I worked on this last night some and although I use PaintShopPro instead of Photoshop, I can't give you specific details on settings and such, but I think the general steps I used translate basically the same to
PS .
I personally think you need to become proficient with layers, this will be your first step in recreating a feeling of depth, although there are many skilled one here and around who can achieve that on a single layer, I'm jealous.
Ok my steps involved in getting to my result.
A. Restoration
I began by duplicating the original to another layer and focusing on keeping just the top left portion where it's been torn, I erased everything else. then it was just a matter of moving the layer so that the face lines up correctly, it appeared a little off in the original scan. Once aligned I merged down. Next I ran a greyscaler plugin that I like (Xero).
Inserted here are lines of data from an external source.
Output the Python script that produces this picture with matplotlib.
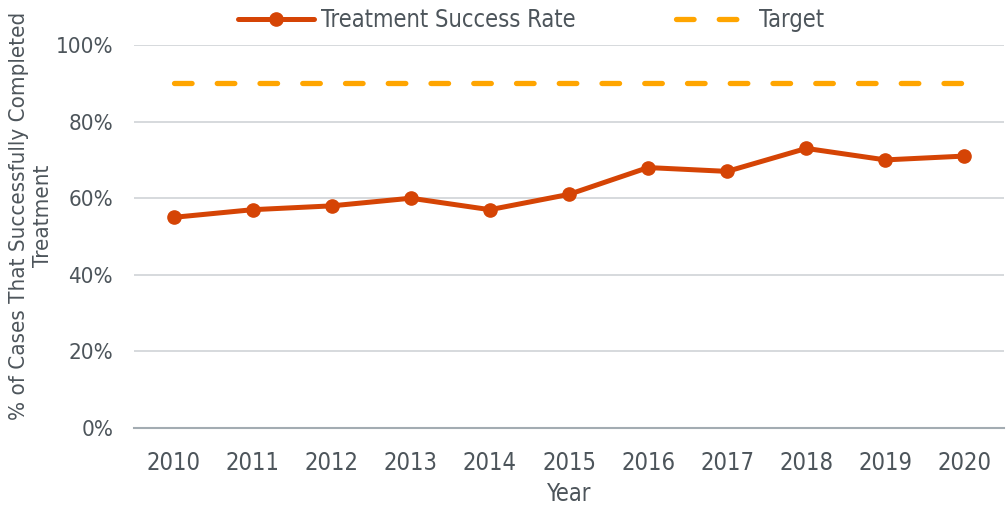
import matplotlib
matplotlib.use("Agg")
import matplotlib.pyplot as plt
from matplotlib.ticker import PercentFormatter
from matplotlib import font_manager

years = ["2010", "2011", "2012", "2013", "2014", "2015", "2016", "2017", "2018", "2019", "2020"]
success_rate = [55, 57, 58, 60, 57, 61, 68, 67, 73, 70, 71]
target = [90, 90, 90, 90, 90, 90, 90, 90, 90, 90, 90]
y_ticks = [0, 20, 40, 60, 80, 100]

names = {f.name for f in font_manager.fontManager.ttflist}
fam = "Liberation Sans Narrow" if "Liberation Sans Narrow" in names else "DejaVu Sans"
plt.rcParams["font.family"] = [fam, "DejaVu Sans"]
if fam == "DejaVu Sans":
    plt.rcParams["font.stretch"] = "condensed"

text_color = "#4d555b"
fs = 17

fig = plt.figure(figsize=(10.08, 5.11), dpi=100)
ax = fig.add_axes([134 / 1008, 1 - 428 / 511, (1004 - 134) / 1008, (428 - 45) / 511])

x = list(range(len(years)))
ax.plot(x, target, color="#FFA500", lw=3.8, linestyle=(0, (3.33, 4.77)),
        dash_capstyle="round", label="Target", zorder=3)
ax.plot(x, success_rate, color="#D54405", lw=3.6, marker="o", markersize=9.5,
        solid_capstyle="round", label="Treatment Success Rate", zorder=4)

ax.set_xlim(-0.5, len(years) - 0.5)
ax.set_ylim(0, 100)
ax.set_yticks(y_ticks)
ax.yaxis.set_major_formatter(PercentFormatter(decimals=0))
ax.set_xticks(x)
ax.set_xticklabels(years)
ax.grid(axis="y", color="#d3d7da", lw=1.3)
ax.set_axisbelow(True)
for s in ["top", "right", "left"]:
    ax.spines[s].set_visible(False)
ax.spines["bottom"].set_color("#a3acb2")
ax.spines["bottom"].set_linewidth(1.5)
ax.tick_params(axis="both", length=0, labelsize=fs, colors=text_color)
ax.tick_params(axis="y", pad=15, labelsize=16)
ax.tick_params(axis="x", pad=16.5)

ax.set_xlabel("Year", fontsize=fs, color=text_color, labelpad=5)
fig.text(31 / 1008, 1 - 216 / 511, "% of Cases That Successfully Completed\nTreatment",
         fontsize=16, color=text_color, rotation=90, ha="center", va="center",
         linespacing=1.2, multialignment="center")

h, l = ax.get_legend_handles_labels()
leg = fig.legend([h[1], h[0]], [l[1], l[0]], loc="upper center", bbox_to_anchor=(0.527, 1.025),
                 ncol=2, frameon=False, fontsize=fs, handlelength=3.2, columnspacing=4.26,
                 handletextpad=0.3)
for t in leg.get_texts():
    t.set_color(text_color)

fig.savefig("out.png", dpi=100)
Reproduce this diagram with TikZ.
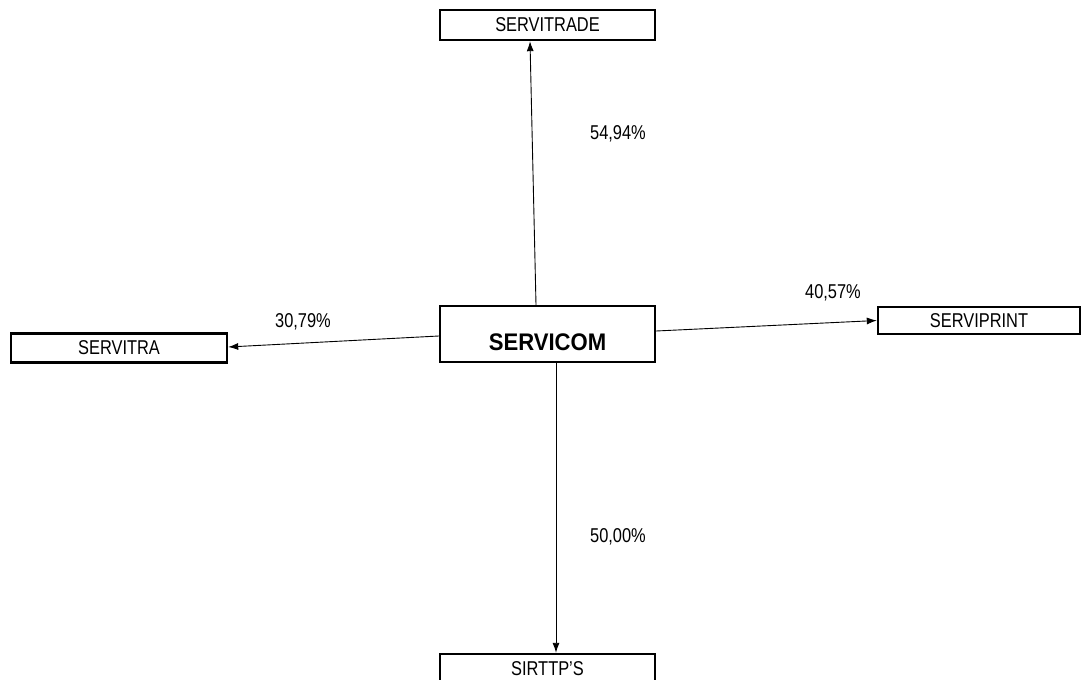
\documentclass[tikz,border=0pt]{standalone}
\usepackage{fontspec}
\setmainfont{Liberation Sans}[FakeStretch=0.82]
\newfontfamily\boldcond{Liberation Sans}[FakeStretch=0.92]
\usetikzlibrary{arrows.meta}
\begin{document}
\begin{tikzpicture}[x=1pt,y=-1pt,
  box/.style={draw,line width=2.4pt,inner sep=0pt,font=\fontsize{20}{22}\selectfont},
  pct/.style={inner sep=0pt,font=\fontsize{20}{22}\selectfont},
  link/.style={line width=0.9pt,-{Latex[length=10pt,width=7pt]}}]
\clip (0,0) rectangle (1082,680);
\fill[white] (0,0) rectangle (1082,680);
\node[box,minimum width=215pt,minimum height=30pt] (servitrade) at (547.5,25) {SERVITRADE};
\node[box,minimum width=215pt,minimum height=56pt,font=\fontsize{24}{26}\boldcond\bfseries] (servicom) at (547.5,334) {\raisebox{-16.5pt}[0pt][0pt]{SERVICOM}};
\node[box,minimum width=216pt,minimum height=29pt] (servitra) at (119,348) {SERVITRA};
\node[box,minimum width=202pt,minimum height=27pt] (serviprint) at (979,320.5) {SERVIPRINT};
\node[box,minimum width=215pt,minimum height=30pt] (sirttps) at (547.5,669) {SIRTTP'S};
\draw[link] ([xshift=-11.5pt]servicom.north) -- ([xshift=-17.5pt]servitrade.south);
\draw[link] ([yshift=-2pt]servicom.west) -- ([yshift=1pt]servitra.east);
\draw[link] ([yshift=3pt]servicom.east) -- (serviprint.west);
\draw[link] ([xshift=8.5pt]servicom.south) -- ([xshift=8.5pt]sirttps.north);
\node[pct] (p1) at (618,134) {54,94\%};
\node[pct] (p2) at (303,322) {30,79\%};
\node[pct] (p3) at (833,293) {40,57\%};
\node[pct] (p4) at (618,537) {50,00\%};
\end{tikzpicture}
\end{document}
It keeps the image color depth from decreasing.
I also centered the person so that I could replace the background later.
First I dealt with the missing areas, hair was copied and mirrored, then skewed a bit. Clone tool filled in where I thought the hair would be. Other missing areas were rough filled for the time being
The tears on the facial areas were filled in slightly with the clone brush and finished with a scratch remover tool that
psp has, I think the healing brush is similar in
PS. When all areas were filled, another duplication of the layer. I then created a mask of sorts of the skin and facial areas, using a freehand selection with a slight feather , making sure that only skin was left, detail items like eyes, lips, etc where removed from the selection. Then ran several noise reducers until I achieved a fairly even skin look.
PSP lets me save selections, I'm certain
PS does as well, so I save most selections I make on an image, saves time in the work, but not having to do it again. Anyway merged the fixed skin down, brushed the edges to blend into the surrounding areas.
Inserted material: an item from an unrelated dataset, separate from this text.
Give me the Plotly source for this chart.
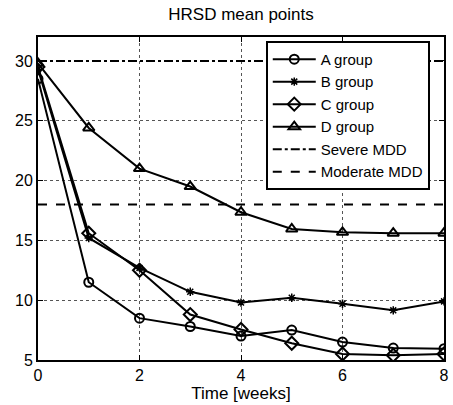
import plotly.graph_objects as go

weeks = [0, 1, 2, 3, 4, 5, 6, 7, 8]
a_group = [28.5, 11.5, 8.5, 7.8, 7.0, 7.5, 6.5, 6.0, 5.95]
b_group = [29.3, 15.2, 12.7, 10.7, 9.8, 10.2, 9.7, 9.15, 9.9]
c_group = [29.5, 15.6, 12.5, 8.8, 7.55, 6.4, 5.5, 5.4, 5.5]
d_group = [29.8, 24.4, 21.0, 19.5, 17.35, 15.95, 15.67, 15.6, 15.6]
severe_mdd = 30
moderate_mdd = 18
x_ticks = [0, 2, 4, 6, 8]
y_ticks = [5, 10, 15, 20, 25, 30]

fig = go.Figure()
series = [
    ("A group", a_group, "circle-open", 9, 2),
    ("B group", b_group, "asterisk-open", 7, 1.5),
    ("C group", c_group, "diamond-open", 10, 2),
    ("D group", d_group, "triangle-up-open", 10, 2),
]
for name, vals, sym, sz, lw in series:
    fig.add_trace(go.Scatter(
        x=weeks, y=vals, name=name, mode="lines+markers",
        line=dict(color="black", width=2),
        marker=dict(symbol=sym, size=sz, color="black", line=dict(width=lw, color="black")),
    ))

fig.add_trace(go.Scatter(
    x=[weeks[0], weeks[-1]], y=[severe_mdd, severe_mdd], name="Severe MDD", mode="lines",
    line=dict(color="black", width=2, dash="dashdot"),
))
fig.add_trace(go.Scatter(
    x=[weeks[0], weeks[-1]], y=[moderate_mdd, moderate_mdd], name="Moderate MDD", mode="lines",
    line=dict(color="black", width=2, dash="dash"),
))

fam = "Liberation Sans, Arial, sans-serif"
fig.update_layout(
    width=453, height=405,
    margin=dict(l=38, r=4, t=37, b=45),
    paper_bgcolor="white", plot_bgcolor="white",
    font=dict(family=fam, size=16, color="black"),
    title=dict(text="HRSD mean points", x=0.5, xref="paper", xanchor="center",
               y=1, yref="container", yanchor="top", pad=dict(t=8),
               font=dict(size=17, family=fam, color="black")),
    legend=dict(x=0.561, y=0.988, xanchor="left", yanchor="top",
                bordercolor="black", borderwidth=2, bgcolor="white",
                font=dict(size=15, family=fam, color="black"),
                tracegroupgap=0, itemwidth=43),
    showlegend=True,
)
fig.update_xaxes(
    range=[0, 8], tickvals=x_ticks, ticks="inside", ticklen=5, tickcolor="black",
    showline=True, linecolor="black", linewidth=2, mirror="ticks",
    showgrid=True, gridcolor="#555555", griddash="dot", gridwidth=1,
    zeroline=False, title=dict(text="Time [weeks]", standoff=0, font=dict(size=17)),
)
fig.update_yaxes(
    range=[5, 32], tickvals=y_ticks, ticks="inside", ticklen=5, tickcolor="black",
    showline=True, linecolor="black", linewidth=2, mirror="ticks",
    showgrid=True, gridcolor="#555555", griddash="dot", gridwidth=1,
    zeroline=False,
)

fig.write_html("out.html")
Next, after all missing parts had been filled with something, I just duplicated the layer several times; one for the skin, one for hair, dress, etc. Putting them in a natural order keeps it simpler, and removing all elements not associated with that particular layer, ie on the eye layer deleted everything except the eyes, and so on for each layer. Then it was matter of just playing with each, color, textures etc to achieve the look I was shooting for.
Once done I just added a background and dropped a shadow from the person. Sounds simple anyway!
A few specifics:
Hair - after getting the color right, I selected all the hair, ran high pass sharpen a couple of times, then added a small amount of noise, which to me recreates a depth feeling. You have to play with the amount to get the right look. Another thing to keep in mind when erasing/removing areas around the hair is to use a soft brush, and maybe even at a low density so that the edges don't seem so sharp and unnatural against the background.
Dress: I simply rough filled the dress from surrounding areas. Then I did a selection outlining the dress, doing one side at a time, but saving the selection.
I did a motion blur, about 170 degrees on the left, 190 on the right, Then used a smudge brush to create the shadows/creases. Another thing this does is makes the area have a little transparency, gives a nice effect which recreates a depth feel also. When done with the smudging, I loaded both dress selections and added a small amount of noise(monochromatic)..Although this was quickly done, and the edges could use some more work. I think it turned out fairly well.
Hope some of this helps, and I'm sure there are others who can probably do a better job at explaining things than I can, or give better suggestions for that matter!